The task: It is required that all of the data be written out exactly.

○ ○ ○ ○

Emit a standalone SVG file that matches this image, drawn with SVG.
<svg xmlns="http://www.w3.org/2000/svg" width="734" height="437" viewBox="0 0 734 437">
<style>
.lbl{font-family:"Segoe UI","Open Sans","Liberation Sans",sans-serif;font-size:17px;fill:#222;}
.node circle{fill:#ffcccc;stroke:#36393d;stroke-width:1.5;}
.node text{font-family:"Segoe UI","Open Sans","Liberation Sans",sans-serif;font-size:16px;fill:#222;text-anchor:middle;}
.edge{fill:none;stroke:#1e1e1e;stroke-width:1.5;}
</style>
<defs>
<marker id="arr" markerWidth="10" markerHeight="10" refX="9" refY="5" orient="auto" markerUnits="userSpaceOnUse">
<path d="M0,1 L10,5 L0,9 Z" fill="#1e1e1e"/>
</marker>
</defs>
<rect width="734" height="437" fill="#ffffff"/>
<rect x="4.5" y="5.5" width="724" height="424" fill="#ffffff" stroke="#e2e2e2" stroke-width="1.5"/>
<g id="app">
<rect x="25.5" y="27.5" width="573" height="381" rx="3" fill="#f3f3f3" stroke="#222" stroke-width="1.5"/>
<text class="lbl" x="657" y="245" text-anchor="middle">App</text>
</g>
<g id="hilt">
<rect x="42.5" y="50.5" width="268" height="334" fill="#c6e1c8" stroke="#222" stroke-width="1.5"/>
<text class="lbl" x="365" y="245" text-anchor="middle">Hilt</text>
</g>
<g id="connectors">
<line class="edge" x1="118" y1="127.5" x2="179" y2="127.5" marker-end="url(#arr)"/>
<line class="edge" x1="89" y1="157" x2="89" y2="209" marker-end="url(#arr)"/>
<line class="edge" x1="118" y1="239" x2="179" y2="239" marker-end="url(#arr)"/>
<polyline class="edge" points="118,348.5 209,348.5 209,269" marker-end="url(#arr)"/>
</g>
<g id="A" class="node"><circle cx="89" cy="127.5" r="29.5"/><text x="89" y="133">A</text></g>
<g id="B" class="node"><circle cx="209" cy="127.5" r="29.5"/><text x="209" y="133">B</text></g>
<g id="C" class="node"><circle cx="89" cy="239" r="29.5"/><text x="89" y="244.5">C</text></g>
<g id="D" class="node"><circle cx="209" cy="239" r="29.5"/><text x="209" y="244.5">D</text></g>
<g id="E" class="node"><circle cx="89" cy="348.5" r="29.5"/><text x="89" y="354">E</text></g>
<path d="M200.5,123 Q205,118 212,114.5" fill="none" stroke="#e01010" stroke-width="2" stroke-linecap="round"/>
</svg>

○ ○ ○ ○

Result:
Emit a standalone SVG file that matches this image, drawn with SVG.
<svg xmlns="http://www.w3.org/2000/svg" width="734" height="437" viewBox="0 0 734 437">
<style>
.lbl{font-family:"Segoe UI","Open Sans","Liberation Sans",sans-serif;font-size:17px;fill:#222;}
.node circle{fill:#ffcccc;stroke:#36393d;stroke-width:1.5;}
.node text{font-family:"Segoe UI","Open Sans","Liberation Sans",sans-serif;font-size:16px;fill:#222;text-anchor:middle;}
.edge{fill:none;stroke:#1e1e1e;stroke-width:1.5;}
</style>
<defs>
<marker id="arr" markerWidth="10" markerHeight="10" refX="9" refY="5" orient="auto" markerUnits="userSpaceOnUse">
<path d="M0,1 L10,5 L0,9 Z" fill="#1e1e1e"/>
</marker>
</defs>
<rect width="734" height="437" fill="#ffffff"/>
<rect x="4.5" y="5.5" width="724" height="424" fill="#ffffff" stroke="#e2e2e2" stroke-width="1.5"/>
<g id="app">
<rect x="25.5" y="27.5" width="573" height="381" rx="3" fill="#f3f3f3" stroke="#222" stroke-width="1.5"/>
<text class="lbl" x="657" y="245" text-anchor="middle">App</text>
</g>
<g id="hilt">
<rect x="42.5" y="50.5" width="268" height="334" fill="#c6e1c8" stroke="#222" stroke-width="1.5"/>
<text class="lbl" x="365" y="245" text-anchor="middle">Hilt</text>
</g>
<g id="connectors">
<line class="edge" x1="118" y1="127.5" x2="179" y2="127.5" marker-end="url(#arr)"/>
<line class="edge" x1="89" y1="157" x2="89" y2="209" marker-end="url(#arr)"/>
<line class="edge" x1="118" y1="239" x2="179" y2="239" marker-end="url(#arr)"/>
<polyline class="edge" points="118,348.5 209,348.5 209,269" marker-end="url(#arr)"/>
</g>
<g id="A" class="node"><circle cx="89" cy="127.5" r="29.5"/><text x="89" y="133">A</text></g>
<g id="B" class="node"><circle cx="209" cy="127.5" r="29.5"/><text x="209" y="133">B</text></g>
<g id="C" class="node"><circle cx="89" cy="239" r="29.5"/><text x="89" y="244.5">C</text></g>
<g id="D" class="node"><circle cx="209" cy="239" r="29.5"/><text x="209" y="244.5">D</text></g>
<g id="E" class="node"><circle cx="89" cy="348.5" r="29.5"/><text x="89" y="354">E</text></g>
<path d="M200.5,123 Q205,118 212,114.5" fill="none" stroke="#e01010" stroke-width="2" stroke-linecap="round"/>
</svg>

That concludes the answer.